A man walks past an electronic board showing the Hong Kong share index outside a local bank in Hong Kong, Wednesday, Oct. 3, 2018. (AP Photo/Vincent Yu)

While three international bailouts of 326 billion euros ($371.94 billion) ended on Aug. 20 after more than eight years, Greece’s return to the markets is still far off with analysts saying lenders are reluctant because of the ruling Radical Left SYRIZA-led coalition’s lack of credibility.

The government is blaming Italy’s crisis for making investors leery, but analysts who spoke to Kathimerini said political instability, Prime Minister Alexis Tsipras’ talk of giving more handouts in a bid to stop his slide in polls before elections and his trying to renege on reforms agreed with lenders the way he did in breaking anti-austerity vows he made to voters has put the kibosh on a market return for now.

Other obstacles include banks buried under a mountain of bad loans with people hit with repeated pay cuts, tax hikes, slashed pensions and worker firings unable to pay mortgage, loans and credit cards and repeated political scandals.



“The Greek government has been trying for months to attract investors, but this effort has been in vain as the country risk has risen,” an analyst at a major European bank covering Greece told the paper, citing Greece’s reputation one of the world’s most corrupt countries, Tsipras setting the corporate tax rate at 29 percent and a labyrinthine bureaucracy.

“Italy is part of the story but there is also an equally important Greek side,” said Wolfango Piccoli, Co-president of Teneo Intelligence.

“Athens lost its window of opportunity earlier this year because it dithered over the bailout reviews. The decision to exit the program without a precautionary credit line is also a contributing factor. More recently, the back rolling of structural reforms and the campaign mode adopted by the government are also affecting investors’ views on Greece,” he said.

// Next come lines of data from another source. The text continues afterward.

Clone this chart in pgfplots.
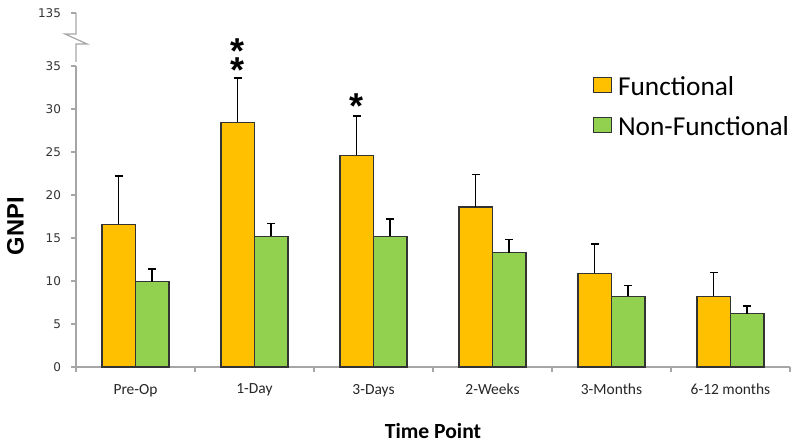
\documentclass[border=0pt]{standalone}
\usepackage{fontspec}
\setmainfont{Liberation Sans}
\newfontfamily\calfont{Carlito}
\newfontfamily\dvsfont{DejaVu Sans}
\usepackage{pgfplots}
\pgfplotsset{compat=1.18}
\usepackage{pgfplotstable}
\definecolor{fgold}{HTML}{FFC000}
\definecolor{ngreen}{HTML}{92D050}
\definecolor{axgray}{HTML}{A6A6A6}
\pgfplotstableread{
x f fe n ne
0 16.6 5.6 9.9 1.5
1 28.45 5.15 15.2 1.5
2 24.6 4.6 15.2 2.0
3 18.6 3.8 13.3 1.5
4 10.9 3.4 8.2 1.25
5 8.2 2.8 6.2 0.9
}\data
\begin{document}
\begin{tikzpicture}
\useasboundingbox (-57pt,-56.25pt) rectangle (543pt,275.25pt);
\begin{axis}[
 at={(0,0)}, anchor=south west,
 scale only axis, width=535.5pt, height=265.5pt,
 xmin=-0.5, xmax=5.5, ymin=0, ymax=41.16,
 clip=false,
 axis x line=bottom, axis y line=left,
 x axis line style={-, draw=axgray, line width=0.9pt},
 y axis line style={draw=none},
 xtick={0,1,2,3,4,5},
 xticklabels={Pre-Op,1-Day,3-Days,2-Weeks,3-Months,6-12 months},
 minor xtick={-0.5,0.5,1.5,2.5,3.5,4.5,5.5},
 major x tick style={draw=none},
 ytick={0,5,10,15,20,25,30,35,41.16},
 yticklabels={0,5,10,15,20,25,30,35,135},
 tick align=outside,
 major tick length=3.75pt, minor tick length=3.75pt,
 tick style={axgray, line width=0.9pt},
 /pgf/number format/assume math mode=true,
 xticklabel style={font=\calfont\fontsize{11.6}{13}\selectfont, text=black!85, yshift=-5.5pt},
 yticklabel style={font=\dvsfont\fontsize{9}{11}\selectfont, text=black!80, xshift=-4pt},
 ylabel={GNPI},
 ylabel style={font=\bfseries\fontsize{17.8}{20}\selectfont, at={(axis description cs:-0.0847,0.398)}, anchor=center},
 xlabel={Time Point},
 xlabel style={font=\calfont\bfseries\fontsize{16.2}{18}\selectfont, inner sep=1pt, at={(axis description cs:0.5,-0.1808)}, anchor=center},
 legend style={draw=none, fill=none, at={(axis description cs:0.724,0.829)}, anchor=north west,
   font=\calfont\fontsize{20.5}{24}\selectfont, row sep=10.5pt, inner sep=0pt},
 legend cell align=left,
 legend image code/.code={\draw[#1, line width=0.9pt, draw=black!80] (0pt,-4.1pt) rectangle (13.5pt,7.1pt); \path (15.75pt,0pt);},
]
\addplot[ybar, bar width=25.1pt, bar shift=0pt, fill=fgold, draw=black!80, line width=0.9pt,
  error bars/.cd, y dir=plus, y explicit,
  error bar style={black, line width=1.1pt},
  error mark options={rotate=90, mark size=3pt, line width=1.1pt, black}]
  table[x expr=\thisrow{x}-0.14062, y=f, y error=fe]{\data};
\addlegendentry{Functional}
\addplot[ybar, bar width=25.1pt, bar shift=0pt, fill=ngreen, draw=black!80, line width=0.9pt,
  error bars/.cd, y dir=plus, y explicit,
  error bar style={black, line width=1.1pt},
  error mark options={rotate=90, mark size=3pt, line width=1.1pt, black}]
  table[x expr=\thisrow{x}+0.14062, y=n, y error=ne]{\data};
\addlegendentry{Non-Functional}
% broken y axis line
\draw[axgray, line width=0.9pt] (axis cs:-0.5,0) -- (axis cs:-0.5,35);
\draw[axgray, line width=0.9pt] (axis cs:-0.5,35.47) -- (axis cs:-0.5,37.56) -- ([xshift=8.25pt]axis cs:-0.5,37.56)
  -- ([xshift=-8.25pt]axis cs:-0.5,38.72) -- (axis cs:-0.5,38.72) -- (axis cs:-0.5,41.16);
% significance marks
\node[anchor=base, inner sep=0pt, font=\bfseries\fontsize{27}{30}\selectfont, yshift=-15.4pt] at (axis cs:0.85938,37.65) {*};
\node[anchor=base, inner sep=0pt, font=\bfseries\fontsize{27}{30}\selectfont, yshift=-15.4pt] at (axis cs:0.85938,35.45) {*};
\node[anchor=base, inner sep=0pt, font=\bfseries\fontsize{27}{30}\selectfont, yshift=-15.4pt] at (axis cs:1.85938,31.3) {*};
\end{axis}
\end{tikzpicture}
\end{document}
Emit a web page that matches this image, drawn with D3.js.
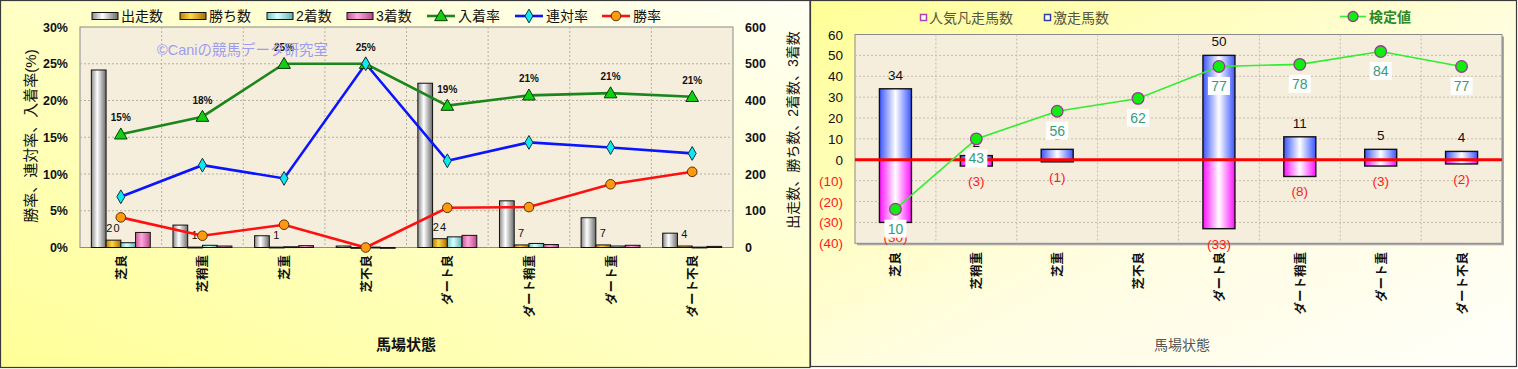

Tsipras’ claim of a so-called “Clean Exit,” has long been dashed with the Troika of the European Union-European Stability Mechanism-European Central Bank (EU-ECB-ECB) and the Washington, D.C-based International Monetary Fund saying the country’s economy will need monitoring fore years to make sure fiscal targets are hit and Tsipras doesn’t try to wiggle out of more austerity.